有一些企业想要参与到森林经营的过程中来。 孟兵站告诉界面新闻,在双碳政策提出后的第二年,有一些国外的机构来询问,“他们并不直接去市场里购买碳汇,而是直接参与到森林经营的过程中,例如一家知名外国企业和我们讨论过好几次,想投入一部分的资金来帮助地方的老百姓开展森林经营,这实际上非常具有额外性,因为老百姓自己没有资金来做这件事。”

孟兵站提到,这件事后来虽然没有继续推进,但它实际上是一个很好的方向。国务院在2021年发布的《关于科学绿化的指导意见》中曾提到,支持社会资本依法依规参与国土绿化和生态保护修复。
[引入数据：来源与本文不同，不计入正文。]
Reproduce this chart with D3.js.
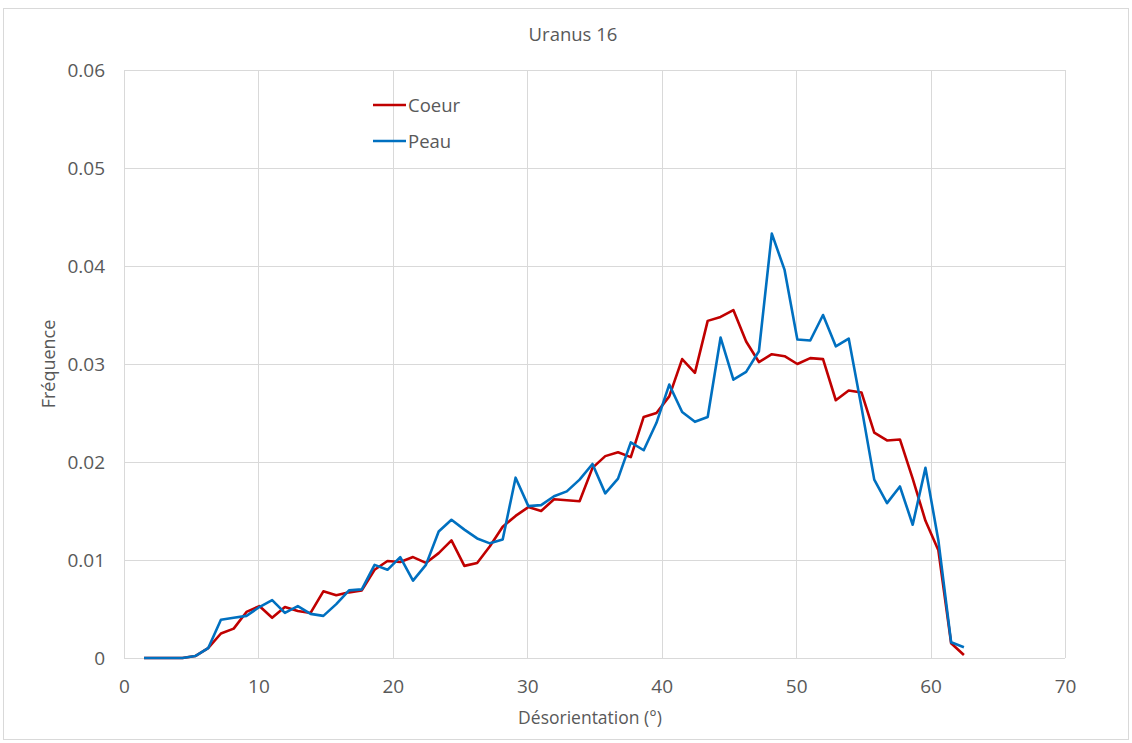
<!DOCTYPE html>
<html>
<head>
<meta charset="utf-8">
<script src="https://cdn.jsdelivr.net/npm/d3@7"></script>
<style>
  html, body { margin: 0; padding: 0; background: #fff; }
  svg { display: block; }
  text { font-family: "Open Sans", "Noto Sans", sans-serif; fill: #595959; }
</style>
</head>
<body>
<svg id="chart" width="1132" height="743"></svg>
<script>
// ---- data ----
const title = "Uranus 16";
const xTitle = "Désorientation (°)";
const yTitle = "Fréquence";
const seriesNames = ["Coeur", "Peau"];
const seriesColors = ["#C00000", "#0070C0"];
const xTicks = [0, 10, 20, 30, 40, 50, 60, 70];
const yTicks = [0, 0.01, 0.02, 0.03, 0.04, 0.05, 0.06];

const angles = [1.49, 2.44, 3.40, 4.35, 5.30, 6.26, 7.21, 8.16, 9.11, 10.07,
  11.02, 11.97, 12.93, 13.88, 14.83, 15.79, 16.74, 17.69, 18.64, 19.60,
  20.55, 21.50, 22.46, 23.41, 24.36, 25.32, 26.27, 27.22, 28.17, 29.13,
  30.08, 31.03, 31.99, 32.94, 33.89, 34.85, 35.80, 36.75, 37.70, 38.66,
  39.61, 40.56, 41.52, 42.47, 43.42, 44.38, 45.33, 46.28, 47.23, 48.19,
  49.14, 50.09, 51.05, 52.00, 52.95, 53.91, 54.86, 55.81, 56.76, 57.72,
  58.67, 59.62, 60.58, 61.53, 62.48];

const coeur = [0, 0, 0, 0, 0.0002, 0.0010, 0.0025, 0.0030, 0.0047, 0.0053,
  0.0041, 0.0052, 0.0048, 0.0046, 0.0068, 0.0064, 0.0067, 0.0069, 0.0090, 0.0099,
  0.0098, 0.0103, 0.0097, 0.0107, 0.0120, 0.0094, 0.0097, 0.0114, 0.0134, 0.0145,
  0.0154, 0.0150, 0.0162, 0.0161, 0.0160, 0.0194, 0.0206, 0.0210, 0.0205, 0.0246,
  0.0250, 0.0267, 0.0305, 0.0291, 0.0344, 0.0348, 0.0355, 0.0323, 0.0302, 0.0310,
  0.0308, 0.0300, 0.0306, 0.0305, 0.0263, 0.0273, 0.0271, 0.0230, 0.0222, 0.0223,
  0.0183, 0.0140, 0.0110, 0.0015, 0.0003];

const peau = [0, 0, 0, 0, 0.0002, 0.0010, 0.0039, 0.0041, 0.0043, 0.0052,
  0.0059, 0.0046, 0.0053, 0.0045, 0.0043, 0.0055, 0.0069, 0.0070, 0.0095, 0.0090,
  0.0103, 0.0079, 0.0095, 0.0129, 0.0141, 0.0131, 0.0122, 0.0117, 0.0121, 0.0184,
  0.0155, 0.0156, 0.0165, 0.0170, 0.0182, 0.0198, 0.0168, 0.0183, 0.0220, 0.0212,
  0.0240, 0.0279, 0.0251, 0.0241, 0.0246, 0.0327, 0.0284, 0.0292, 0.0313, 0.0433,
  0.0396, 0.0325, 0.0324, 0.0350, 0.0318, 0.0326, 0.0256, 0.0182, 0.0158, 0.0175,
  0.0136, 0.0194, 0.0120, 0.0016, 0.0011];

// ---- layout ----
const svg = d3.select("#chart");
const W = 1132, H = 743;
const plot = { left: 124, right: 1065, top: 70, bottom: 658 };

svg.append("rect").attr("x", 3.5).attr("y", 8.5).attr("width", W - 7).attr("height", H - 12)
  .attr("fill", "#fff").attr("stroke", "#d9d9d9").attr("stroke-width", 1);

const x = d3.scaleLinear().domain([0, 70]).range([plot.left, plot.right]);
const y = d3.scaleLinear().domain([0, 0.06]).range([plot.bottom, plot.top]);

// gridlines
const grid = svg.append("g");
grid.selectAll("line.v").data(xTicks).join("line")
  .attr("x1", d => Math.round(x(d)) + 0.5).attr("x2", d => Math.round(x(d)) + 0.5)
  .attr("y1", plot.top).attr("y2", plot.bottom)
  .attr("stroke", "#d9d9d9").attr("stroke-width", 1);
grid.selectAll("line.h").data(yTicks).join("line")
  .attr("x1", plot.left).attr("x2", plot.right)
  .attr("y1", d => Math.round(y(d)) + 0.5).attr("y2", d => Math.round(y(d)) + 0.5)
  .attr("stroke", "#d9d9d9").attr("stroke-width", 1);

// axes (labels only)
const xAxis = d3.axisBottom(x).tickValues(xTicks).tickSize(0).tickPadding(22).tickFormat(d3.format("d"));
const gx = svg.append("g").attr("transform", `translate(0,${plot.bottom})`).call(xAxis);
gx.select(".domain").remove();
gx.selectAll("text").style("font-size", "19px").style("font-family", "'Open Sans', sans-serif").attr("fill", "#595959");

const yAxis = d3.axisLeft(y).tickValues(yTicks).tickSize(0).tickPadding(19)
  .tickFormat(d => d === 0 ? "0" : d3.format(".2f")(d));
const gy = svg.append("g").attr("transform", `translate(${plot.left},0)`).call(yAxis);
gy.select(".domain").remove();
gy.selectAll("text").style("font-size", "19px").style("font-family", "'Open Sans', sans-serif").attr("fill", "#595959");

// titles
svg.append("text").attr("x", 573).attr("y", 41).attr("text-anchor", "middle")
  .style("font-size", "18.5px").text(title);
svg.append("text").attr("x", 590).attr("y", 724).attr("text-anchor", "middle")
  .style("font-size", "17.5px").text(xTitle);
svg.append("text").attr("transform", "translate(55,364) rotate(-90)").attr("text-anchor", "middle")
  .style("font-size", "18px").text(yTitle);

// lines
const line = d3.line().x(d => x(d[0])).y(d => y(d[1]));
const series = [coeur, peau];
series.forEach((vals, k) => {
  svg.append("path")
    .datum(angles.map((a, i) => [a, vals[i]]))
    .attr("fill", "none")
    .attr("stroke", seriesColors[k])
    .attr("stroke-width", 2.6)
    .attr("stroke-linejoin", "round")
    .attr("d", line);
});

// legend
const legend = svg.append("g");
seriesNames.forEach((name, k) => {
  const ly = 105 + k * 36;
  legend.append("line").attr("x1", 373).attr("x2", 406).attr("y1", ly).attr("y2", ly)
    .attr("stroke", seriesColors[k]).attr("stroke-width", 2.6);
  legend.append("text").attr("x", 408).attr("y", ly + 7).style("font-size", "18.5px").text(name);
});
</script>
</body>
</html>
社区发展也是支持森林修复的一大推动力,保障森林周边社区的居民可以从森林经营中取得收入,可以有效地提高他们的积极性。但孟兵站告诉界面新闻,中国在2008年左右推行集体林权制度改革,即把树木的权属分给每家每户,但在国内部分地方,很多老百姓并没有林权证书,这就导致他们未必可以拿到当地碳汇的资金收入,他们甚至都不一定知道当地符合条件的林地被用于开发碳汇这一事情。

李怒云告诉界面新闻,要增加植被恢复和森林经营的资金收入,还可以从发展林下经济入手。即借助林地的生态环境,在树冠下开展林、农、牧等多项目的复合经营。她表示,林下经济有收入,反补到林地经营者,可持续的植被恢复和森林经营才能落到实处。